**Problem description:**
Would you repeat the listing exactly but omit every picture?

───── Task input

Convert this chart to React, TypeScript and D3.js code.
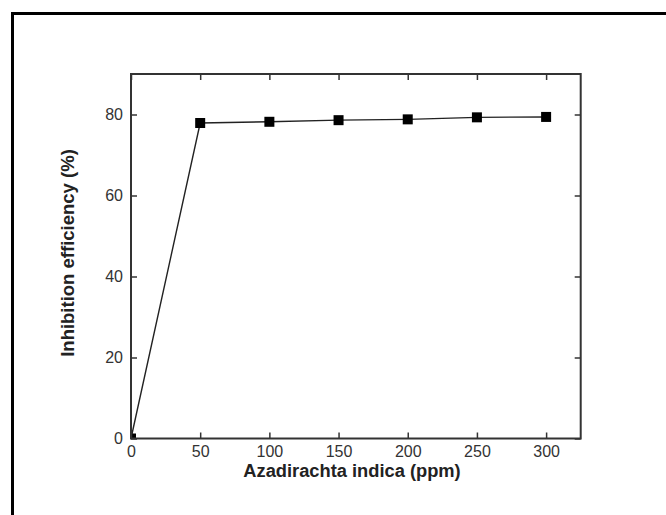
import { useRef, useEffect } from "react";
import * as d3 from "d3";

const concentrations = [0, 50, 100, 150, 200, 250, 300];
const efficiency = [0, 77.9, 78.2, 78.6, 78.8, 79.3, 79.4];
const xTicks = [0, 50, 100, 150, 200, 250, 300];
const yTicks = [0, 20, 40, 60, 80];

export default function App() {
  const ref = useRef<SVGSVGElement>(null);

  useEffect(() => {
    if (!ref.current) return;
    const svg = d3.select(ref.current);
    svg.selectAll("*").remove();

    const width = 666;
    const height = 515;
    const margin = { top: 74, left: 131 };
    const innerRight = 580.7;
    const innerBottom = 438.5;

    // white page + thick outer frame (runs off the right/bottom edges)
    svg.append("rect").attr("width", width).attr("height", height).attr("fill", "#fff");
    svg
      .append("rect")
      .attr("x", 12.5)
      .attr("y", 13.5)
      .attr("width", width + 20)
      .attr("height", height + 20)
      .attr("fill", "none")
      .attr("stroke", "#000")
      .attr("stroke-width", 3);

    const x = d3.scaleLinear().domain([0, 325]).range([margin.left, innerRight]);
    const y = d3.scaleLinear().domain([0, 90]).range([innerBottom, margin.top]);

    const axisColor = "#333";
    const font = "Arial, 'Liberation Sans', sans-serif";

    // clip for markers
    svg
      .append("clipPath")
      .attr("id", "plot-clip")
      .append("rect")
      .attr("x", margin.left)
      .attr("y", margin.top)
      .attr("width", innerRight - margin.left)
      .attr("height", innerBottom - margin.top);

    const data = concentrations.map((c, i) => ({ c, v: efficiency[i] }));

    // line
    svg
      .append("path")
      .datum(data)
      .attr("fill", "none")
      .attr("stroke", "#222")
      .attr("stroke-width", 1.4)
      .attr(
        "d",
        d3
          .line<{ c: number; v: number }>()
          .x((d) => x(d.c))
          .y((d) => y(d.v))
      );

    // square markers
    const s = 10;
    svg
      .append("g")
      .attr("clip-path", "url(#plot-clip)")
      .selectAll("rect")
      .data(data)
      .enter()
      .append("rect")
      .attr("x", (d) => x(d.c) - s / 2)
      .attr("y", (d) => y(d.v) - s / 2)
      .attr("width", s)
      .attr("height", s)
      .attr("fill", "#000");

    // frame of the plot
    svg
      .append("rect")
      .attr("x", margin.left)
      .attr("y", margin.top)
      .attr("width", innerRight - margin.left)
      .attr("height", innerBottom - margin.top)
      .attr("fill", "none")
      .attr("stroke", axisColor)
      .attr("stroke-width", 2);

    const styleAxis = (g: d3.Selection<SVGGElement, unknown, null, undefined>, labels: boolean) => {
      g.select(".domain").remove();
      g.selectAll("line").attr("stroke", axisColor).attr("stroke-width", 1.5);
      g.selectAll("text")
        .attr("fill", labels ? "#333" : "none")
        .attr("font-size", 16)
        .attr("font-family", font);
    };

    const tick = 6;
    svg
      .append("g")
      .attr("transform", `translate(0,${innerBottom})`)
      .call(d3.axisBottom(x).tickValues(xTicks).tickSize(-tick).tickPadding(7))
      .call((g) => styleAxis(g, true));
    svg
      .append("g")
      .attr("transform", `translate(0,${margin.top})`)
      .call(d3.axisTop(x).tickValues(xTicks).tickSize(-tick).tickFormat(() => ""))
      .call((g) => styleAxis(g, false));
    svg
      .append("g")
      .attr("transform", `translate(${margin.left},0)`)
      .call(d3.axisLeft(y).tickValues(yTicks).tickSize(-tick).tickPadding(8))
      .call((g) => styleAxis(g, true));
    svg
      .append("g")
      .attr("transform", `translate(${innerRight},0)`)
      .call(d3.axisRight(y).tickValues(yTicks).tickSize(-tick).tickFormat(() => ""))
      .call((g) => styleAxis(g, false));

    // axis titles
    svg
      .append("text")
      .attr("x", 352)
      .attr("y", 477)
      .attr("text-anchor", "middle")
      .attr("font-family", font)
      .attr("font-weight", "bold")
      .attr("font-size", 18.3)
      .attr("fill", "#222")
      .text("Azadirachta indica (ppm)");

    svg
      .append("text")
      .attr("transform", `translate(74,253) rotate(-90)`)
      .attr("text-anchor", "middle")
      .attr("font-family", font)
      .attr("font-weight", "bold")
      .attr("font-size", 18.5)
      .attr("fill", "#222")
      .text("Inhibition efficiency (%)");
  }, []);

  return (
    <svg
      ref={ref}
      width={666}
      height={515}
      style={{ position: "absolute", left: 0, top: 0, display: "block" }}
    />
  );
}
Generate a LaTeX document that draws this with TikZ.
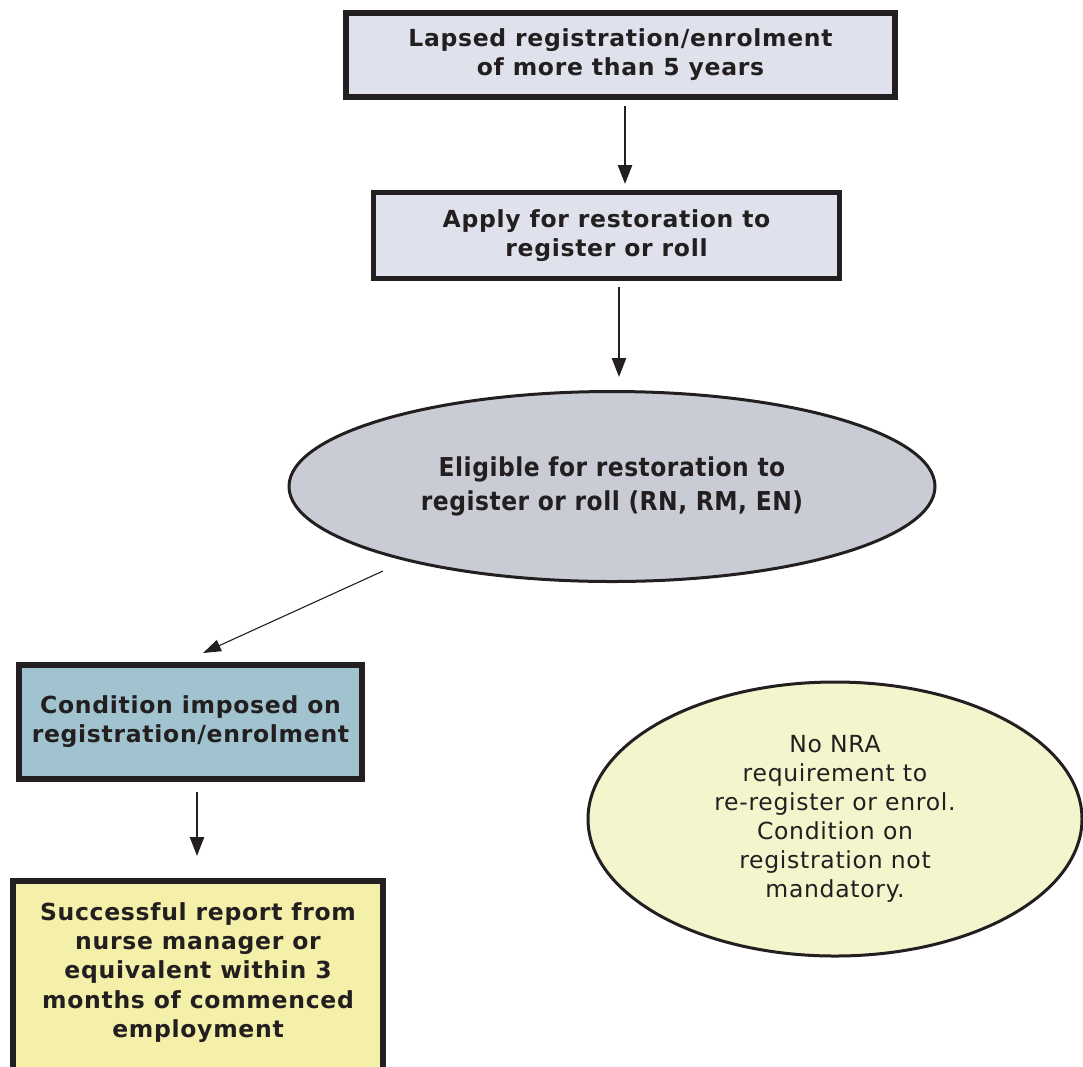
\documentclass[tikz,border=0pt]{standalone}
\usepackage{fontspec}
\setmainfont{DejaVu Sans}
\newfontfamily\wideface{DejaVu Sans}[LetterSpace=3]
\newfontfamily\condfont{DejaVu Sans Condensed}[LetterSpace=2]
\usetikzlibrary{arrows.meta,shapes.geometric}
\definecolor{ink}{HTML}{231F20}
\definecolor{lavender}{HTML}{DFE2EC}
\definecolor{steel}{HTML}{A0C3CF}
\definecolor{butter}{HTML}{F5F0A9}
\definecolor{cloud}{HTML}{C9CCD4}
\definecolor{cream}{HTML}{F4F4CD}
\tikzset{
  stepbox/.style={draw=ink, line width=6pt, inner sep=0pt, align=center,
    font=\wideface\fontsize{23.5}{29}\selectfont\bfseries, text=ink},
  oval/.style={ellipse, draw=ink, line width=3pt, inner sep=0pt, align=center, text=ink},
  flow/.style={draw=ink, line width=2.6pt, -{Triangle[length=19pt,width=14pt]}},
  thinflow/.style={draw=ink, line width=1.1pt, -{Triangle[length=18pt,width=12pt]}}
}
\begin{document}
\begin{tikzpicture}[x=1pt,y=-1pt]
\useasboundingbox (0,0) rectangle (1083,1066);
\clip (0,0) rectangle (1083,1066);

\node[stepbox, fill=lavender, minimum width=549pt, minimum height=84pt] (lapsed) at (620.5,55)
  {Lapsed registration/enrolment\\of more than 5 years};
\node[stepbox, fill=lavender, line width=5pt, minimum width=466pt, minimum height=86pt] (apply) at (606.5,235.5)
  {Apply for restoration to\\register or roll};
\node[oval, fill=cloud, minimum width=646pt, minimum height=190pt,
  font=\condfont\fontsize{26}{34}\selectfont\bfseries] (eligible) at (612,486.5)
  {Eligible for restoration to\\register or roll (RN, RM, EN)};
\node[stepbox, fill=steel, minimum width=343pt, minimum height=114pt] (cond) at (190.5,722)
  {Condition imposed on\\registration/enrolment};
\node[stepbox, fill=butter, minimum width=370pt, minimum height=200pt, anchor=north] (report) at (198,878)
  {};
\node[align=center, text=ink, font=\wideface\fontsize{23.5}{29.2}\selectfont\bfseries, anchor=north] (reporttext) at (198,899)
  {Successful report from\\nurse manager or\\equivalent within 3\\months of commenced\\employment};
\node[oval, fill=cream, minimum width=494pt, minimum height=274pt,
  font=\wideface\fontsize{23.5}{29}\selectfont] (nra) at (835,819)
  {No NRA\\requirement to\\re-register or enrol.\\Condition on\\registration not\\mandatory.};

\coordinate (a1s) at (625,106);
\coordinate (a1e) at (625,184);
\coordinate (a2s) at (619,287);
\coordinate (a2e) at (619,377);
\coordinate (a3s) at (383,571);
\coordinate (a3e) at (203,653);
\coordinate (a4s) at (197,792);
\coordinate (a4e) at (197,856);
\draw[flow] (a1s) -- (a1e);
\draw[flow] (a2s) -- (a2e);
\draw[thinflow] (a3s) -- (a3e);
\draw[flow] (a4s) -- (a4e);
\end{tikzpicture}
\end{document}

──────────

**Solution to this problem:**
Convert this chart to React, TypeScript and D3.js code.
import { useRef, useEffect } from "react";
import * as d3 from "d3";

const concentrations = [0, 50, 100, 150, 200, 250, 300];
const efficiency = [0, 77.9, 78.2, 78.6, 78.8, 79.3, 79.4];
const xTicks = [0, 50, 100, 150, 200, 250, 300];
const yTicks = [0, 20, 40, 60, 80];

export default function App() {
  const ref = useRef<SVGSVGElement>(null);

  useEffect(() => {
    if (!ref.current) return;
    const svg = d3.select(ref.current);
    svg.selectAll("*").remove();

    const width = 666;
    const height = 515;
    const margin = { top: 74, left: 131 };
    const innerRight = 580.7;
    const innerBottom = 438.5;

    // white page + thick outer frame (runs off the right/bottom edges)
    svg.append("rect").attr("width", width).attr("height", height).attr("fill", "#fff");
    svg
      .append("rect")
      .attr("x", 12.5)
      .attr("y", 13.5)
      .attr("width", width + 20)
      .attr("height", height + 20)
      .attr("fill", "none")
      .attr("stroke", "#000")
      .attr("stroke-width", 3);

    const x = d3.scaleLinear().domain([0, 325]).range([margin.left, innerRight]);
    const y = d3.scaleLinear().domain([0, 90]).range([innerBottom, margin.top]);

    const axisColor = "#333";
    const font = "Arial, 'Liberation Sans', sans-serif";

    // clip for markers
    svg
      .append("clipPath")
      .attr("id", "plot-clip")
      .append("rect")
      .attr("x", margin.left)
      .attr("y", margin.top)
      .attr("width", innerRight - margin.left)
      .attr("height", innerBottom - margin.top);

    const data = concentrations.map((c, i) => ({ c, v: efficiency[i] }));

    // line
    svg
      .append("path")
      .datum(data)
      .attr("fill", "none")
      .attr("stroke", "#222")
      .attr("stroke-width", 1.4)
      .attr(
        "d",
        d3
          .line<{ c: number; v: number }>()
          .x((d) => x(d.c))
          .y((d) => y(d.v))
      );

    // square markers
    const s = 10;
    svg
      .append("g")
      .attr("clip-path", "url(#plot-clip)")
      .selectAll("rect")
      .data(data)
      .enter()
      .append("rect")
      .attr("x", (d) => x(d.c) - s / 2)
      .attr("y", (d) => y(d.v) - s / 2)
      .attr("width", s)
      .attr("height", s)
      .attr("fill", "#000");

    // frame of the plot
    svg
      .append("rect")
      .attr("x", margin.left)
      .attr("y", margin.top)
      .attr("width", innerRight - margin.left)
      .attr("height", innerBottom - margin.top)
      .attr("fill", "none")
      .attr("stroke", axisColor)
      .attr("stroke-width", 2);

    const styleAxis = (g: d3.Selection<SVGGElement, unknown, null, undefined>, labels: boolean) => {
      g.select(".domain").remove();
      g.selectAll("line").attr("stroke", axisColor).attr("stroke-width", 1.5);
      g.selectAll("text")
        .attr("fill", labels ? "#333" : "none")
        .attr("font-size", 16)
        .attr("font-family", font);
    };

    const tick = 6;
    svg
      .append("g")
      .attr("transform", `translate(0,${innerBottom})`)
      .call(d3.axisBottom(x).tickValues(xTicks).tickSize(-tick).tickPadding(7))
      .call((g) => styleAxis(g, true));
    svg
      .append("g")
      .attr("transform", `translate(0,${margin.top})`)
      .call(d3.axisTop(x).tickValues(xTicks).tickSize(-tick).tickFormat(() => ""))
      .call((g) => styleAxis(g, false));
    svg
      .append("g")
      .attr("transform", `translate(${margin.left},0)`)
      .call(d3.axisLeft(y).tickValues(yTicks).tickSize(-tick).tickPadding(8))
      .call((g) => styleAxis(g, true));
    svg
      .append("g")
      .attr("transform", `translate(${innerRight},0)`)
      .call(d3.axisRight(y).tickValues(yTicks).tickSize(-tick).tickFormat(() => ""))
      .call((g) => styleAxis(g, false));

    // axis titles
    svg
      .append("text")
      .attr("x", 352)
      .attr("y", 477)
      .attr("text-anchor", "middle")
      .attr("font-family", font)
      .attr("font-weight", "bold")
      .attr("font-size", 18.3)
      .attr("fill", "#222")
      .text("Azadirachta indica (ppm)");

    svg
      .append("text")
      .attr("transform", `translate(74,253) rotate(-90)`)
      .attr("text-anchor", "middle")
      .attr("font-family", font)
      .attr("font-weight", "bold")
      .attr("font-size", 18.5)
      .attr("fill", "#222")
      .text("Inhibition efficiency (%)");
  }, []);

  return (
    <svg
      ref={ref}
      width={666}
      height={515}
      style={{ position: "absolute", left: 0, top: 0, display: "block" }}
    />
  );
}
Generate a LaTeX document that draws this with TikZ.
\documentclass[tikz,border=0pt]{standalone}
\usepackage{fontspec}
\setmainfont{DejaVu Sans}
\newfontfamily\wideface{DejaVu Sans}[LetterSpace=3]
\newfontfamily\condfont{DejaVu Sans Condensed}[LetterSpace=2]
\usetikzlibrary{arrows.meta,shapes.geometric}
\definecolor{ink}{HTML}{231F20}
\definecolor{lavender}{HTML}{DFE2EC}
\definecolor{steel}{HTML}{A0C3CF}
\definecolor{butter}{HTML}{F5F0A9}
\definecolor{cloud}{HTML}{C9CCD4}
\definecolor{cream}{HTML}{F4F4CD}
\tikzset{
  stepbox/.style={draw=ink, line width=6pt, inner sep=0pt, align=center,
    font=\wideface\fontsize{23.5}{29}\selectfont\bfseries, text=ink},
  oval/.style={ellipse, draw=ink, line width=3pt, inner sep=0pt, align=center, text=ink},
  flow/.style={draw=ink, line width=2.6pt, -{Triangle[length=19pt,width=14pt]}},
  thinflow/.style={draw=ink, line width=1.1pt, -{Triangle[length=18pt,width=12pt]}}
}
\begin{document}
\begin{tikzpicture}[x=1pt,y=-1pt]
\useasboundingbox (0,0) rectangle (1083,1066);
\clip (0,0) rectangle (1083,1066);

\node[stepbox, fill=lavender, minimum width=549pt, minimum height=84pt] (lapsed) at (620.5,55)
  {Lapsed registration/enrolment\\of more than 5 years};
\node[stepbox, fill=lavender, line width=5pt, minimum width=466pt, minimum height=86pt] (apply) at (606.5,235.5)
  {Apply for restoration to\\register or roll};
\node[oval, fill=cloud, minimum width=646pt, minimum height=190pt,
  font=\condfont\fontsize{26}{34}\selectfont\bfseries] (eligible) at (612,486.5)
  {Eligible for restoration to\\register or roll (RN, RM, EN)};
\node[stepbox, fill=steel, minimum width=343pt, minimum height=114pt] (cond) at (190.5,722)
  {Condition imposed on\\registration/enrolment};
\node[stepbox, fill=butter, minimum width=370pt, minimum height=200pt, anchor=north] (report) at (198,878)
  {};
\node[align=center, text=ink, font=\wideface\fontsize{23.5}{29.2}\selectfont\bfseries, anchor=north] (reporttext) at (198,899)
  {Successful report from\\nurse manager or\\equivalent within 3\\months of commenced\\employment};
\node[oval, fill=cream, minimum width=494pt, minimum height=274pt,
  font=\wideface\fontsize{23.5}{29}\selectfont] (nra) at (835,819)
  {No NRA\\requirement to\\re-register or enrol.\\Condition on\\registration not\\mandatory.};

\coordinate (a1s) at (625,106);
\coordinate (a1e) at (625,184);
\coordinate (a2s) at (619,287);
\coordinate (a2e) at (619,377);
\coordinate (a3s) at (383,571);
\coordinate (a3e) at (203,653);
\coordinate (a4s) at (197,792);
\coordinate (a4e) at (197,856);
\draw[flow] (a1s) -- (a1e);
\draw[flow] (a2s) -- (a2e);
\draw[thinflow] (a3s) -- (a3e);
\draw[flow] (a4s) -- (a4e);
\end{tikzpicture}
\end{document}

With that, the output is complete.